Why not go back to dc rear shaft?

The rear springs have to bow quit a bit more than I would prefer. No rear springs that I know of are designed for that. It reduces the springs load carrying abilities and increases fatigue -- but everyone's first hand results may vary.

The pinion also needs to be pointed upwards to 11* from 3*. I never was thrilled with the idea that the outer pinion bearing may not be oiling sufficiently.
 
The rear springs have to bow quit a bit more than I would prefer. No rear springs that I know of are designed for that. It reduces the springs load carrying abilities and increases fatigue -- but everyone's first hand results may vary.

The pinion also needs to be pointed upwards to 11* from 3*. I never was thrilled with the idea that the outer pinion bearing may not be oiling sufficiently.
I’ve been running a rear DC shaft for three years now on Slee rear coils. I removed the springs recenlyt for something I was doing and they stood up perfectly strait on the shop floor showing no sign of permanent deformation and they carry a load like they always did. These are heavy springs mind you.

As for pinion lubrication, I park my 80 nose down a fairly steep decline in my drive way and pump extra oil into the housing. Many miles with no problems yet. I’m one of many people out there doing this.
 
"Everyone's first hand results may vary." I suppose it was overlooked that I used a double cardan rear shaft for well over 8 years with no issues...yeah yeah slee 6" rear springs etc. The springs are in the for sale section, no bow no visible issues. I merely answered the question posed why I personally chose to discontinue the use of a double cardan shaft.

Now, is anyone else willing to swap around their rear shaft to corroborate my experience?
 
I rotated the pinion up a bit, but not so that it is pointing directly at the transfer case output.

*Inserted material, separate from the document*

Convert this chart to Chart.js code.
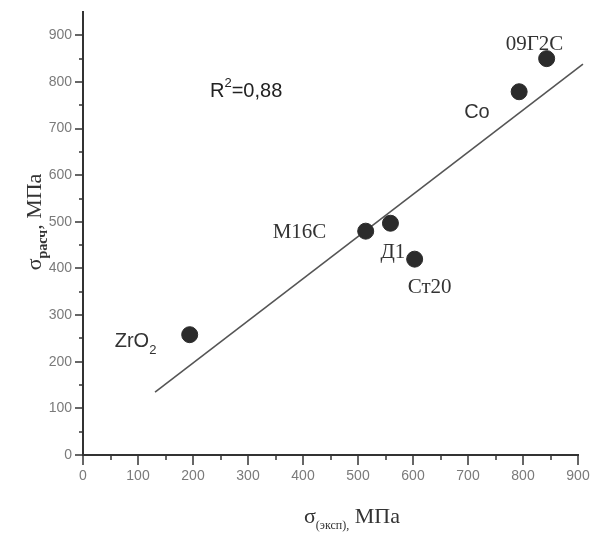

The guys I talked to at the driveshaft shop said it didn't matter. As long as the U-joint at diff side wasn't at an extreme angle, it would be OK. They said most people don't even mess around with the pinion angle.

From the best measurements I could do with my digital angle finder, I am running the rear U-joint at about 3deg. This allows for no vibration and minimal bow to the springs. I've only got 500 miles on it so far, so we'll see how it goes.

For what its worth, the front DC shafts everyone uses do not employ the golden rule of rotating the pinion up to the xfer case, as you don't really have the adjustability like the rear. I've been running a DC front shaft with 4" of lift since 2012 and not had any vibes or issues.
 
The rear springs have to bow quit a bit more than I would prefer. No rear springs that I know of are designed for that. It reduces the springs load carrying abilities and increases fatigue -- but everyone's first hand results may vary.

The pinion also needs to be pointed upwards to 11* from 3*. I never was thrilled with the idea that the outer pinion bearing may not be oiling sufficiently.
Sorry but I don’t follow. What do you meant by the rear springs have to BOW?